Let's start with some fake data (based on our previous example):
c <- a^3
d <- 2 * a + rnorm(length(a))
These data have a curvilinear relationship that is not well represented by a linear regression line:
plot(c, d, col = "gray")
sapply(unique(c), function(x) points(x, mean(d[c == x]), col = "red", pch = 15))
## [[1]]
## NULL
##
## [[2]]
## NULL
##
## [[3]]
## NULL
##
## [[4]]
## NULL
##
## [[5]]
## NULL
abline(lm(d ~ c))
As before, we can model this by treating the covariate c
as a factor and find that model gives us the conditional means of d
:
coef(lm(d ~ 0 + factor(c))) # coefficients
## factor(c)1 factor(c)8 factor(c)27 factor(c)64 factor(c)125
## 1.906 3.988 6.078 7.917 10.188
sapply(sort(unique(c)), function(x) mean(d[c == x])) # conditional means
## [1] 1.906 3.988 6.078 7.917 10.188
We can also obtain the same substantive inference by transforming the variable(s) to produce a linear fit.

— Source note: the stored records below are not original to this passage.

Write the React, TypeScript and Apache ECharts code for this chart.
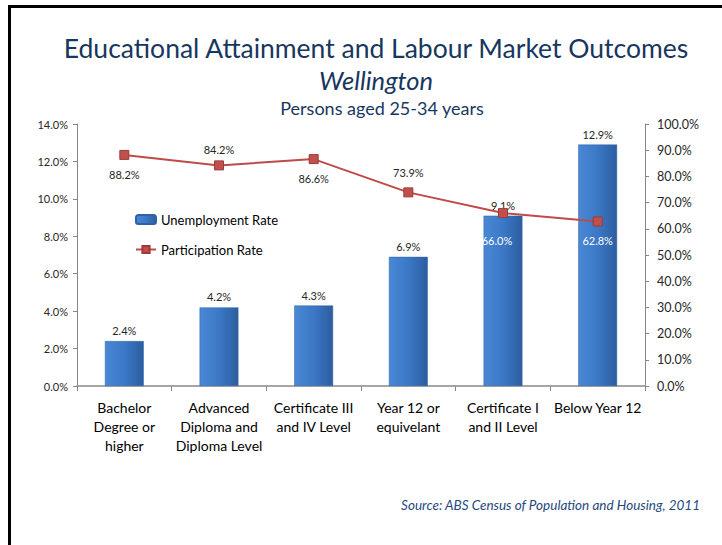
import React, { useEffect, useRef } from "react";
import * as echarts from "echarts";

const categories = [
  "Bachelor\nDegree or\nhigher",
  "Advanced\nDiploma and\nDiploma Level",
  "Certificate III\nand IV Level",
  "Year 12 or\nequivelant",
  "Certificate I\nand II Level",
  "Below Year 12",
];
const unemploymentRate = [2.4, 4.2, 4.3, 6.9, 9.1, 12.9];
const participationRate = [88.2, 84.2, 86.6, 73.9, 66.0, 62.8];
const participationLabelPos = ["bottom", "top", "bottom", "top", "bottom", "bottom"];
const participationLabelColor = ["#262626", "#262626", "#262626", "#262626", "#ffffff", "#ffffff"];

const FONT = "Lato, 'Noto Sans', sans-serif";
const NAVY = "#17375E";

export default function App() {
  const ref = useRef<HTMLDivElement>(null);
  useEffect(() => {
    if (!ref.current) return;
    const chart = echarts.init(ref.current, null, { renderer: "svg" });
    const barGrad = new echarts.graphic.LinearGradient(0, 0, 1, 0, [
      { offset: 0, color: "#4a88d6" },
      { offset: 0.5, color: "#3b78c6" },
      { offset: 1, color: "#2c5e9f" },
    ]);
    chart.setOption({
      animation: false,
      textStyle: { fontFamily: FONT },
      graphic: [
        { type: "rect", shape: { x: 8, y: 5, width: 3, height: 540 }, style: { fill: "#000" } },
        { type: "rect", shape: { x: 8, y: 5, width: 714, height: 3 }, style: { fill: "#000" } },
        {
          type: "text", x: 376, y: 48,
          style: { text: "Educational Attainment and Labour Market Outcomes", fontSize: 26.5, fontFamily: FONT, fill: NAVY, align: "center", verticalAlign: "middle" },
        },
        {
          type: "text", x: 376, y: 80,
          style: { text: "Wellington", fontSize: 25.5, fontStyle: "italic", fontFamily: FONT, fill: NAVY, align: "center", verticalAlign: "middle" },
        },
        {
          type: "text", x: 382, y: 108,
          style: { text: "Persons aged 25-34 years", fontSize: 18, fontFamily: FONT, fill: NAVY, align: "center", verticalAlign: "middle" },
        },
        {
          type: "text", x: 700, y: 505,
          style: { text: "Source: ABS Census of Population and Housing, 2011", fontSize: 13.5, fontStyle: "italic", fontFamily: FONT, fill: "#1F497D", align: "right", verticalAlign: "middle" },
        },
      ],
      legend: {
        orient: "vertical",
        left: 130,
        top: 208,
        itemGap: 17,
        itemWidth: 20,
        itemHeight: 9,
        textStyle: { fontSize: 13, color: "#000", fontFamily: FONT },
        data: ["Unemployment Rate", "Participation Rate"],
      },
      grid: { left: 77, right: 77, top: 124, bottom: 159, containLabel: false },
      xAxis: {
        type: "category",
        data: categories,
        axisLine: { lineStyle: { color: "#a6a6a6", width: 2 } },
        axisTick: { show: true, length: 5, lineStyle: { color: "#868686" } },
        axisLabel: { color: "#000", fontSize: 14, lineHeight: 19, margin: 12, interval: 0, fontFamily: FONT },
      },
      yAxis: [
        {
          type: "value", min: 0, max: 14, interval: 2,
          axisLine: { show: true, lineStyle: { color: "#868686" } },
          axisTick: { show: true, length: 4, lineStyle: { color: "#868686" } },
          splitLine: { show: false },
          axisLabel: { formatter: (v: number) => v.toFixed(1) + "%", color: "#262626", fontSize: 11, margin: 9, fontFamily: FONT },
        },
        {
          type: "value", min: 0, max: 100, interval: 10,
          axisLine: { show: true, lineStyle: { color: "#868686" } },
          axisTick: { show: true, length: 4, lineStyle: { color: "#868686" } },
          splitLine: { show: false },
          axisLabel: { formatter: (v: number) => v.toFixed(1) + "%", color: "#262626", fontSize: 12.5, margin: 12, fontFamily: FONT },
        },
      ],
      series: [
        {
          name: "Unemployment Rate",
          type: "bar",
          yAxisIndex: 0,
          barWidth: "41%",
          data: unemploymentRate,
          itemStyle: { color: barGrad, borderColor: "#2f62a3", borderWidth: 0.5 },
          label: { show: true, position: "top", distance: 5, formatter: (p: any) => p.value.toFixed(1) + "%", fontSize: 11, color: "#262626", fontFamily: FONT },
        },
        {
          name: "Participation Rate",
          type: "line",
          yAxisIndex: 1,
          symbol: "rect",
          symbolSize: 9,
          lineStyle: { color: "#be4b48", width: 2 },
          itemStyle: { color: "#c0504d", borderColor: "#9c3b38", borderWidth: 1 },
          data: participationRate.map((v, i) => ({
            value: v,
            label: {
              position: participationLabelPos[i],
              color: participationLabelColor[i],
              distance: i === 1 ? 5 : 9,
              offset: i === 4 ? [-6, 8] : [0, 0],
            },
          })),
          label: { show: true, distance: 9, formatter: (p: any) => p.value.toFixed(1) + "%", fontSize: 11, fontFamily: FONT },
        },
      ],
    });
    return () => chart.dispose();
  }, []);
  return <div ref={ref} style={{ position: "absolute", left: 0, top: 0, width: 722, height: 545 }} />;
}
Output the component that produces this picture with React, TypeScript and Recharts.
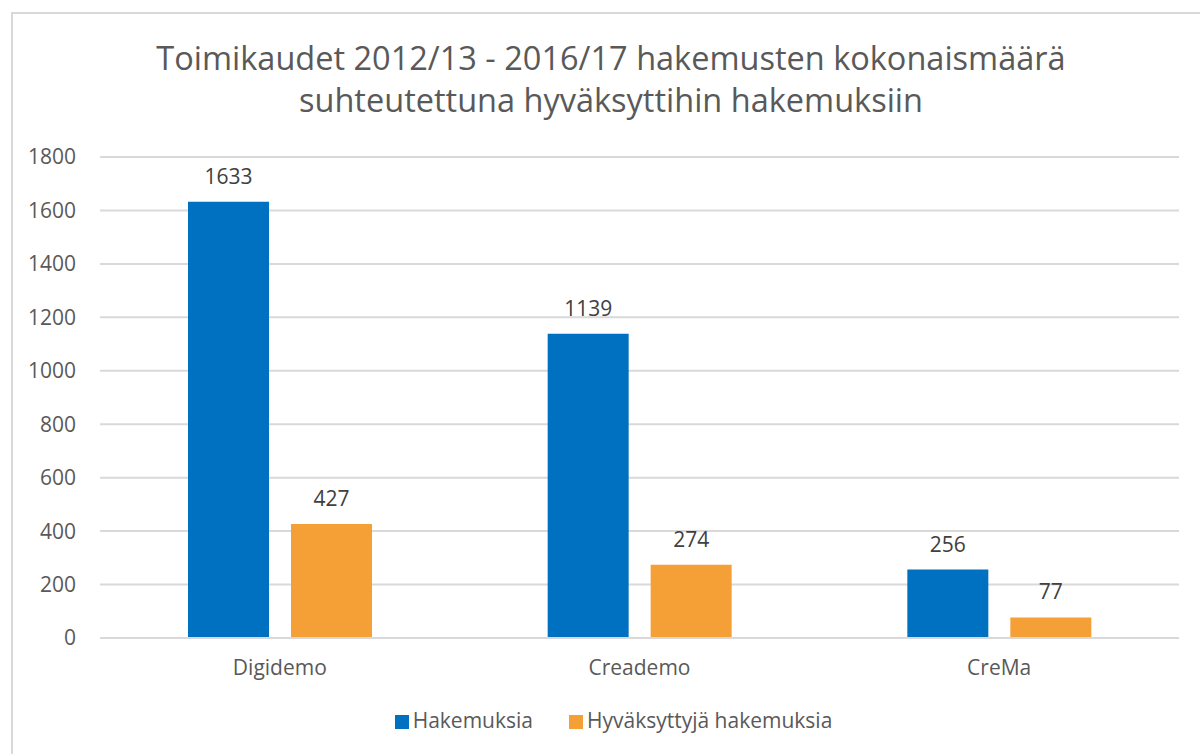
import { Bar, BarChart, CartesianGrid, LabelList, Legend, XAxis, YAxis } from "recharts";

const categories = ["Digidemo", "Creademo", "CreMa"];
const hakemuksia = [1633, 1139, 256];
const hyvaksyttyja = [427, 274, 77];
const yTicks = [0, 200, 400, 600, 800, 1000, 1200, 1400, 1600, 1800];

const data = categories.map((name, i) => ({
  name,
  hakemuksia: hakemuksia[i],
  hyvaksyttyja: hyvaksyttyja[i]
}));

const font = "'Open Sans', sans-serif";
const textColor = "#595959";

export default function App() {
  return (
    <div style={{ position: "absolute", left: 0, top: 0, width: 1200, height: 754, background: "#fff", overflow: "hidden", fontFamily: font }}>
      <div
        style={{
          position: "absolute",
          left: 11,
          top: 12,
          width: 1200,
          height: 760,
          border: "2px solid #d9d9d9",
          boxSizing: "border-box"
        }}
      />
      <div
        style={{
          position: "absolute",
          left: 11,
          top: 37,
          width: 1200,
          textAlign: "center",
          fontSize: 32.5,
          lineHeight: "42px",
          color: textColor
        }}
      >
        Toimikaudet 2012/13 - 2016/17 hakemusten kokonaismäärä
        <br />
        suhteutettuna hyväksyttihin hakemuksiin
      </div>
      <div style={{ position: "absolute", left: 0, top: 0 }}>
        <BarChart
          width={1200}
          height={754}
          data={data}
          margin={{ top: 157, right: 21, bottom: 46, left: 40 }}
          barGap={22}
          barSize={81}
        >
          <CartesianGrid vertical={false} stroke="#d9d9d9" strokeWidth={2} />
          <XAxis
            dataKey="name"
            axisLine={{ stroke: "#d9d9d9", strokeWidth: 2 }}
            tickLine={false}
            tickSize={0}
            tickMargin={22}
            height={40}
            tick={{ fill: textColor, fontSize: 21, fontFamily: font }}
          />
          <YAxis
            domain={[0, 1800]}
            ticks={yTicks}
            axisLine={false}
            tickLine={false}
            tickSize={0}
            tickMargin={24}
            width={60}
            tick={{ fill: textColor, fontSize: 21, fontFamily: font }}
          />
          <Legend
            verticalAlign="bottom"
            iconType="square"
            iconSize={14}
            height={30}
            wrapperStyle={{ bottom: 18, left: 62, fontSize: 21, fontFamily: font }}
            formatter={(value: string) => <span style={{ color: textColor, marginRight: 26 }}>{value}</span>}
          />
          <Bar dataKey="hakemuksia" name="Hakemuksia" fill="#0070c0" isAnimationActive={false}>
            <LabelList dataKey="hakemuksia" position="top" offset={18} fill="#404040" fontSize={21} fontFamily={font} />
          </Bar>
          <Bar dataKey="hyvaksyttyja" name="Hyväksyttyjä hakemuksia" fill="#f4a037" isAnimationActive={false}>
            <LabelList dataKey="hyvaksyttyja" position="top" offset={18} fill="#404040" fontSize={21} fontFamily={font} />
          </Bar>
        </BarChart>
      </div>
    </div>
  );
}
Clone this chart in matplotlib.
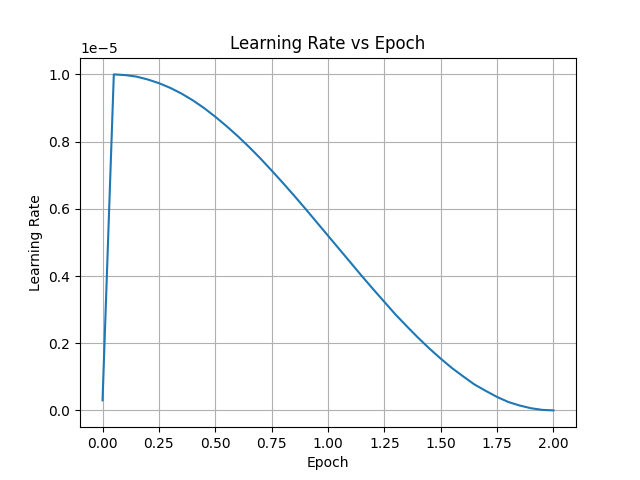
import numpy as np
import matplotlib
matplotlib.use('Agg')
import matplotlib.pyplot as plt

# Values (learning rate in units of 1e-5)
epochs = [0.0, 0.05, 0.1, 0.15, 0.2, 0.25, 0.3, 0.35, 0.4, 0.45, 0.5, 0.55,
          0.6, 0.65, 0.7, 0.75, 0.8, 0.85, 0.9, 0.95, 1.0, 1.05, 1.1, 1.15,
          1.2, 1.25, 1.3, 1.35, 1.4, 1.45, 1.5, 1.55, 1.6, 1.65, 1.7, 1.75,
          1.8, 1.85, 1.9, 1.95, 2.0]
lr_scaled = [0.03, 1.0, 0.998, 0.9935, 0.985, 0.974, 0.960, 0.943, 0.923, 0.900,
             0.874, 0.846, 0.816, 0.784, 0.750, 0.714, 0.677, 0.639, 0.600,
             0.560, 0.520, 0.480, 0.440, 0.400, 0.361, 0.323, 0.285, 0.250,
             0.216, 0.184, 0.154, 0.126, 0.101, 0.077, 0.058, 0.040, 0.025,
             0.0146, 0.0065, 0.0016, 0.0]

lr = np.array(lr_scaled) * 1e-5

fig = plt.figure(figsize=(6.4, 4.8), dpi=100)
plt.plot(epochs, lr)
plt.title('Learning Rate vs Epoch')
plt.xlabel('Epoch')
plt.ylabel('Learning Rate')
plt.grid(True)
plt.savefig('out.png')
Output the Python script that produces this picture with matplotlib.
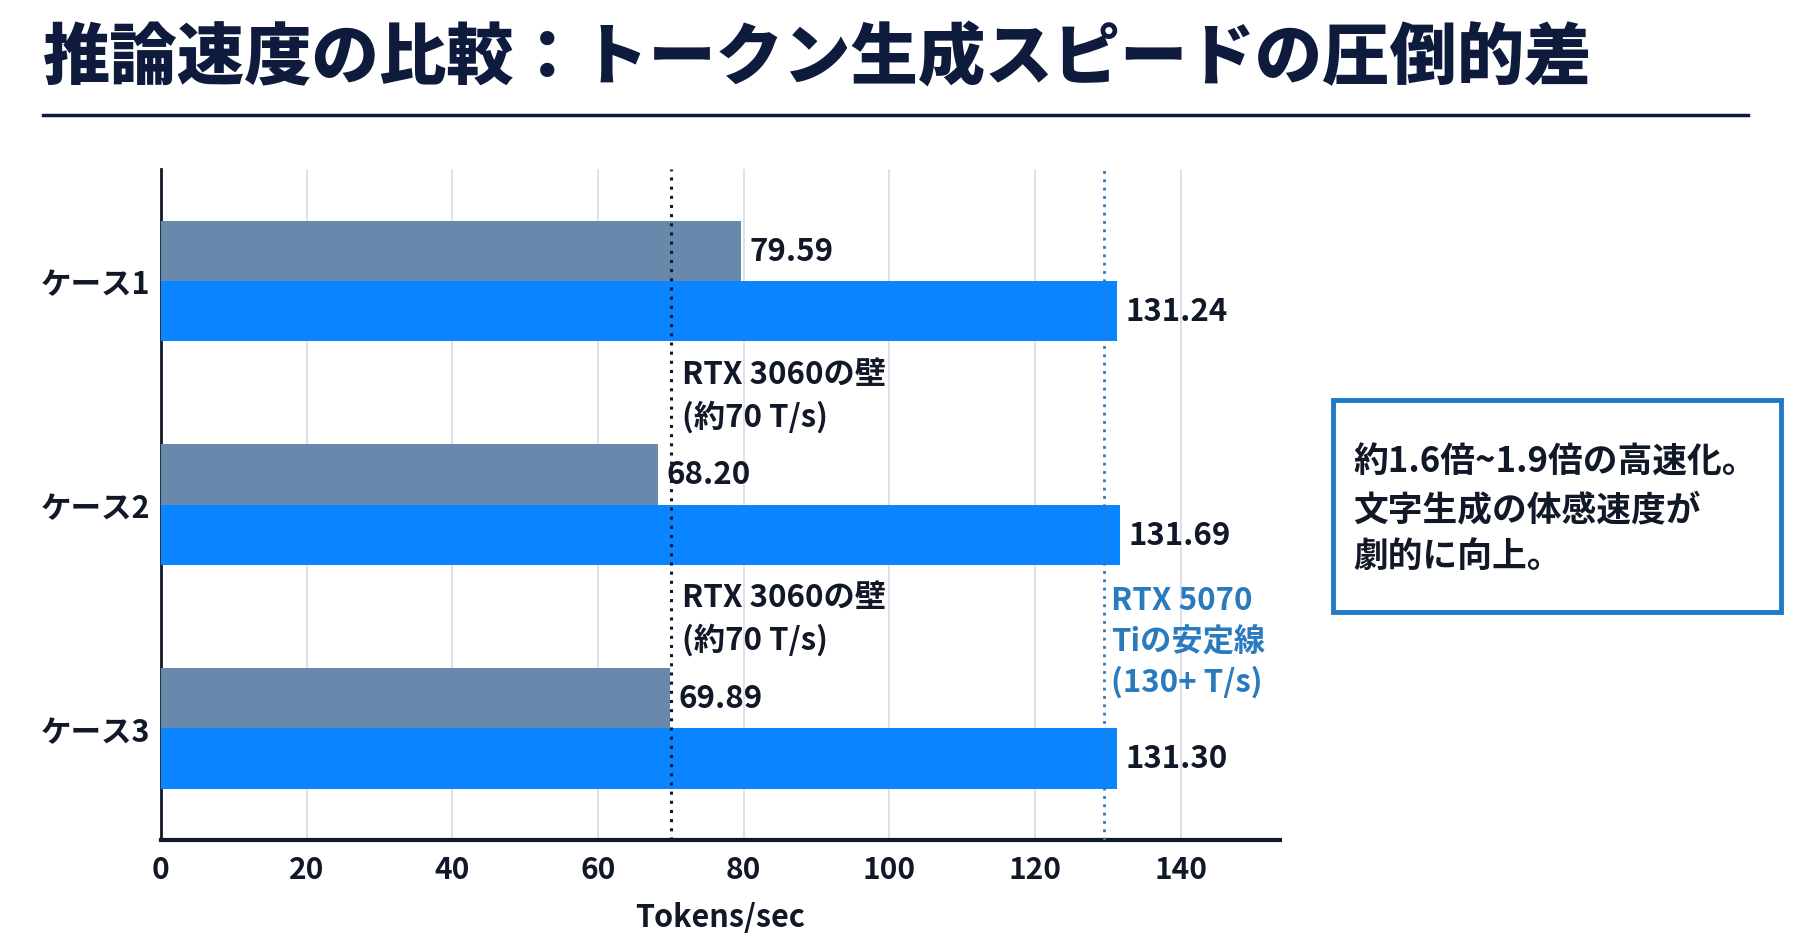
import matplotlib
matplotlib.use("Agg")
import matplotlib.pyplot as plt
from matplotlib.patches import Rectangle
from matplotlib.lines import Line2D
import numpy as np

plt.rcParams['font.family'] = ['Noto Sans CJK JP', 'DejaVu Sans']

# ---- data ----
cases = ['ケース1', 'ケース2', 'ケース3']
rtx3060 = [79.59, 68.20, 69.89]
rtx5070ti = [131.24, 131.69, 131.30]
xticks = [0, 20, 40, 60, 80, 100, 120, 140]
wall_3060 = 70
line_5070 = 129.5
title = '推論速度の比較：トークン生成スピードの圧倒的差'
xlabel = 'Tokens/sec'
wall_label = 'RTX 3060の壁\n(約70 T/s)'
stable_label = 'RTX 5070\nTiの安定線\n(130+ T/s)'
box_text = '約1.6倍~1.9倍の高速化。\n文字生成の体感速度が\n劇的に向上。'

DARK = '#111827'
NAVY = '#0f1b3d'
GRAY = '#6889ab'
BLUE = '#0a84ff'
STEEL = '#2a7bbd'

fig = plt.figure(figsize=(18.04, 9.45), dpi=100)
ax = fig.add_axes([0.0892, 0.110, 0.6203, 0.710])

y = np.arange(len(cases))
h = 0.27
ax.barh(y - h / 2, rtx3060, height=h, color=GRAY, zorder=3)
ax.barh(y + h / 2, rtx5070ti, height=h, color=BLUE, zorder=3)

for yi, v in zip(y - h / 2, rtx3060):
    ax.annotate(f'{v:.2f}', (v, yi), xytext=(6, 0), textcoords='offset points',
                va='center', ha='left', fontsize=22.5, fontweight='bold', color=DARK, zorder=5)
for yi, v in zip(y + h / 2, rtx5070ti):
    ax.annotate(f'{v:.2f}', (v, yi), xytext=(6, 0), textcoords='offset points',
                va='center', ha='left', fontsize=22.5, fontweight='bold', color=DARK, zorder=5)

ax.axvline(wall_3060, color=DARK, linestyle=(0, (1, 2)), linewidth=2.2, zorder=4)
ax.axvline(line_5070, color=STEEL, linestyle=(0, (1, 2)), linewidth=2.0, zorder=4)

for k in [0, 1]:
    ax.text(wall_3060 + 1.5, k + 0.51, wall_label, ha='left', va='center',
            fontsize=22.5, fontweight='bold', color=DARK, linespacing=1.4, zorder=5)
ax.text(line_5070 + 0.9, 1.61, stable_label, ha='left', va='center',
        fontsize=22.5, fontweight='bold', color=STEEL, linespacing=1.35, zorder=5)

ax.set_xlim(0, 153.6)
ax.set_ylim(2.5, -0.5)
ax.set_yticks(y)
ax.set_yticklabels(cases, fontsize=22, fontweight='bold', color=DARK)
ax.set_xticks(xticks)
ax.set_xticklabels([str(t) for t in xticks], fontsize=21.5, fontweight='bold', color=DARK)
ax.tick_params(axis='both', length=0)
ax.tick_params(axis='x', pad=10)
ax.tick_params(axis='y', pad=8)
ax.set_xlabel(xlabel, fontsize=22, fontweight='bold', color=DARK, labelpad=12)

ax.grid(axis='x', color='#d9dce1', linewidth=1.2, zorder=0)
ax.set_axisbelow(True)
for s in ['top', 'right']:
    ax.spines[s].set_visible(False)
ax.spines['left'].set_color(DARK)
ax.spines['left'].set_linewidth(2)
ax.spines['bottom'].set_color(DARK)
ax.spines['bottom'].set_linewidth(3)

# title and rule
fig.text(0.024, 0.938, title, ha='left', va='center', fontsize=48.5,
         fontweight='black', color=NAVY)
fig.add_artist(Line2D([0.024, 0.969], [0.877, 0.877], color=NAVY, linewidth=2.5,
                      transform=fig.transFigure))

# callout box
fig.add_artist(Rectangle((0.739, 0.351), 0.248, 0.225, transform=fig.transFigure,
                         facecolor='white', edgecolor='#1f7bc8', linewidth=3.5))
fig.text(0.750, 0.461, box_text, ha='left', va='center', fontsize=25,
         fontweight='bold', color=DARK, linespacing=1.42)

fig.savefig('out.png', dpi=100)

In this case, we know (because we made up the data) that there is a cubic relationship between c
and d
. If we make a new version of the covariate c
that is the cube-root of c
, we should be able to force a linear fit:
c2 <- c^(1/3)
plot(c2, d, col = "gray")
sapply(unique(c2), function(x) points(x, mean(d[c2 == x]), col = "red", pch = 15))
## [[1]]
## NULL
##
## [[2]]
## NULL
##
## [[3]]
## NULL
##
## [[4]]
## NULL
##
## [[5]]
## NULL
abline(lm(d ~ c2))
We could also transform the outcome d
by taking it cubed:
d2 <- d^3
plot(c, d2, col = "gray")
sapply(unique(c), function(x) points(x, mean(d2[c == x]), col = "red", pch = 15))
## [[1]]
## NULL
##
## [[2]]
## NULL
##
## [[3]]
## NULL
##
## [[4]]
## NULL
##
## [[5]]
## NULL
abline(lm(d2 ~ c))
Again, the plot shows this transformation also produces a linear fit. Thus we can reasonably model the relationship between a discrete covariate and a continuous outcome in a number of ways that satisfy the basic assumption of drawing the regression line through the conditional means of the outcome.